|The Rise Of Brick And Mobile
By: Ted Curtin
The growing number of shoppers using mobile devices to help navigate the retail shopping experience is not a just a trend, it’s a market evolution. Even though mobile adoption hasn’t fully reached a critical mass in the U.S., the retail brands that are getting ahead of this phenomenon and leveraging it to their advantage are the ones that will not just survive, but thrive in our increasingly mobile, connected, consumer-driven world.
Last holiday shopping season saw an unprecedented amount of mobile users utilizing a combination of smartphones and tablets, while in a retail store, to check pricing, get product reviews, view product demos and in some cases place orders from a competitor. According to Chadwick Research 70% of iPhone owners reported using web access or a specific mobile app for assistance while shopping.
Some retail organizations are launching attacks against the big online stores, crying foul and complaining of competitive advantages. While their concerns are understandable, the bigger threat that retailers face is missing the opportunity standing right in their aisles. “Click and Mortar” is the term we used to differentiate those once savvy retailers that provided options beyond the “Brick and Mortar” retail options of the past. With a PC and a mouse, we were able to click our way through a virtual store without leaving home. As mouse clicks give way to mobile ‘taps’ and our screens become more of an extension of our everyday existence, we see a new breed of retailer emerging — call it “Brick and Mobile”.
The Brick and Mobile retailer recognizes the in-store consumer demand for helpful information, quality service, and competitive pricing. But this retailer also realizes the value of an attentive and eager audience and knows that by delivering on those needs and helping guide the shopper through a combination of in-person assistance and digitally available information, they not only increase sales, but build brand loyalty.
The fact is, consumer needs go deeper than price. Buying from Amazon.com or any other online website can be a great experience, but it’s not always cheaper. According to ShopSavvy.com Amazon features the lowest price only 7% of the time. What’s more, while competitive pricing is important to consumers, price is certainly not the only driving purchase motivator. Product reviews and information, knowledgeable staff, and immediate availability (instead of waiting 5–6 days for shipping) are all powerful assets that smart retailers can leverage. According to Cognizant’s recent Shopper Experience Study, associate assisted sales foster deeper engagement and loyalty.

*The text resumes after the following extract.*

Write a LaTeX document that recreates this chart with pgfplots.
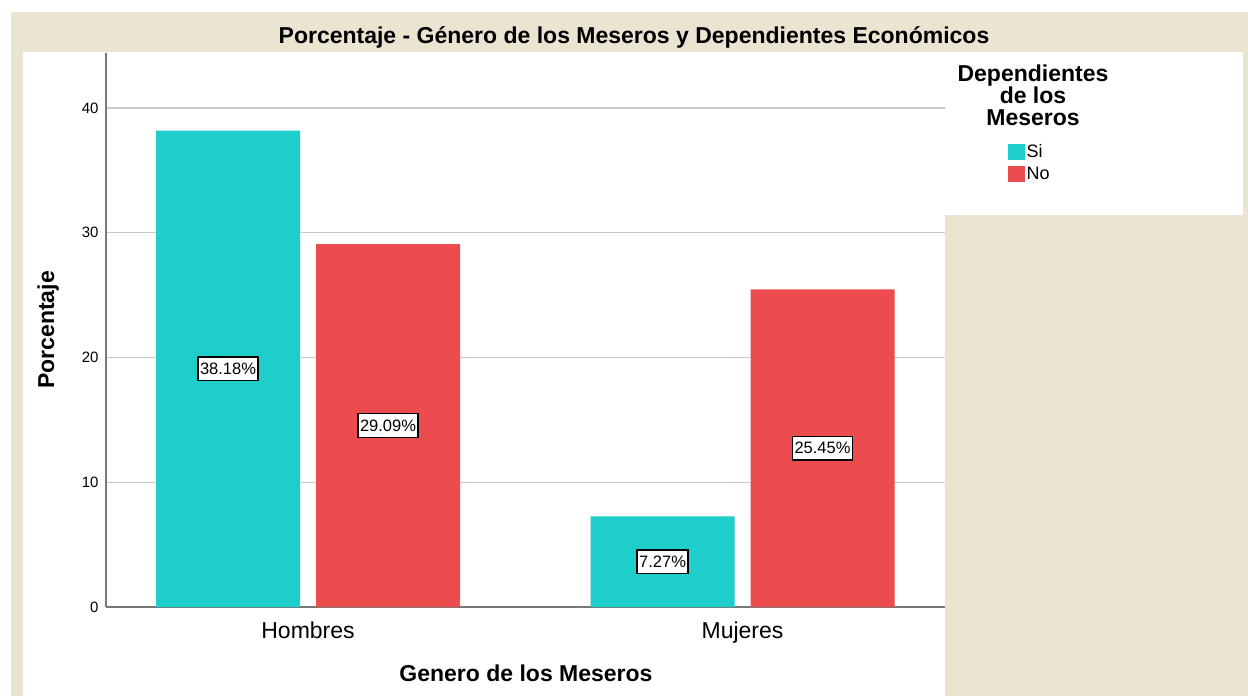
\documentclass[border=0pt]{standalone}
\usepackage{fontspec}
\setmainfont{Liberation Sans}
\usepackage{pgfplots}
\pgfplotsset{compat=1.18}

\definecolor{siTeal}{RGB}{30,206,203}
\definecolor{noRed}{RGB}{236,76,77}
\definecolor{spssBeige}{RGB}{234,228,208}
\definecolor{gridGray}{RGB}{200,200,200}
\definecolor{axisGray}{RGB}{120,120,120}

\begin{document}
\begin{tikzpicture}[x=1pt,y=1pt]
% chart frame
\fill[white] (0,0) rectangle (1248,-696);
\fill[spssBeige] (11,-12) rectangle (1248,-696);
\fill[white] (23,-52) rectangle (945,-696);
\fill[white] (945,-52) rectangle (1243,-215);

\node[anchor=base, font=\fontsize{23}{27}\selectfont\bfseries]
  at (634,-43) {Porcentaje - Género de los Meseros y Dependientes Económicos};
\node[anchor=north, align=center, inner sep=0pt, font=\fontsize{23}{22}\selectfont\bfseries]
  at (1033,-65) {Dependientes\\de los\\Meseros};

\begin{axis}[
    at={(106pt,-607pt)}, anchor=south west,
    scale only axis, width=839pt, height=554pt,
    ybar=16pt, bar width=144pt,
    xmin=-0.465, xmax=1.466, ymin=0, ymax=44.4,
    xtick={0,1}, xticklabels={Hombres,Mujeres},
    ytick={0,10,20,30,40},
    axis x line*=bottom, axis y line*=left,
    axis line style={axisGray, line width=1.3pt, -},
    major tick length=0pt,
    ymajorgrids, grid style={gridGray, line width=1.3pt},
    /pgf/number format/assume math mode=true,
    yticklabel style={font=\fontsize{15}{16}\selectfont, xshift=-4pt},
    xticklabel style={font=\fontsize{23}{26}\selectfont, yshift=-11pt},
    xlabel={Genero de los Meseros},
    ylabel={Porcentaje},
    xlabel style={at={(axis description cs:0.5006,-0.119)}, anchor=center,
        font=\fontsize{23}{26}\selectfont\bfseries},
    ylabel style={at={(axis description cs:-0.069,0.5)}, anchor=center,
        font=\fontsize{23}{26}\selectfont\bfseries},
    nodes near coords={\pgfmathprintnumber[fixed,fixed zerofill,precision=2]{\pgfplotspointmeta}\%},
    visualization depends on={y \as \rawy},
    every node near coord/.append style={anchor=center,
        shift={(axis direction cs:0,-\rawy/2)},
        fill=white, draw=black, line width=1.4pt, text=black,
        inner xsep=2pt, inner ysep=6pt, font=\fontsize{16.5}{18}\selectfont},
    legend style={at={(1.075,0.838)}, anchor=north west, draw=none, fill=none,
        font=\fontsize{18}{20}\selectfont, row sep=5pt, inner sep=0pt,
        nodes={inner sep=1.5pt}},
    legend image code/.code={\fill[#1] (0pt,-8pt) rectangle (17pt,8pt);},
    legend cell align=left,
]
\addplot[fill=siTeal, draw=none] coordinates {(0,38.18) (1,7.27)};
\addplot[fill=noRed, draw=none] coordinates {(0,29.09) (1,25.45)};
\legend{Si,No}
\end{axis}

\pgfresetboundingbox
\useasboundingbox (0,0) rectangle (1248,-696);
\end{tikzpicture}
\end{document}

Retailers need to recognize the barriers to in-store sales and utilize an array of mobile web technologies from QR codes to custom mobile apps to add value, deliver helpful branded content and drive the sales process. By providing and promoting more relevant mobile friendly apps and resources in-store, retailers can complement the added information with special in-store mobile incentives.
For example, make it easy for mobile shoppers to buy with options from secure mobile payments to express features that would allow the customer to keep exploring and browsing until they’re ready to pick up their purchase, which is already up front, processed, bagged, and waiting — no annoying lines!
Because not everyone owns a tablet or smartphone, consider creating a meaningful mobile-friendly in-store experience by lending custom tablet devices to shoppers as they enter the store; guide them through the tools and features that will help them find the products and relevant information they’re looking for to foster higher conversion rates and increased sales.
The opportunities to add value and provide your customers with uniquely customer-centric in-store solutions are endless. The sooner you can demonstrate your brand’s value and place in the shopping experience, the more useful a trip to your store will be and the more your customers will remain loyal to your brand.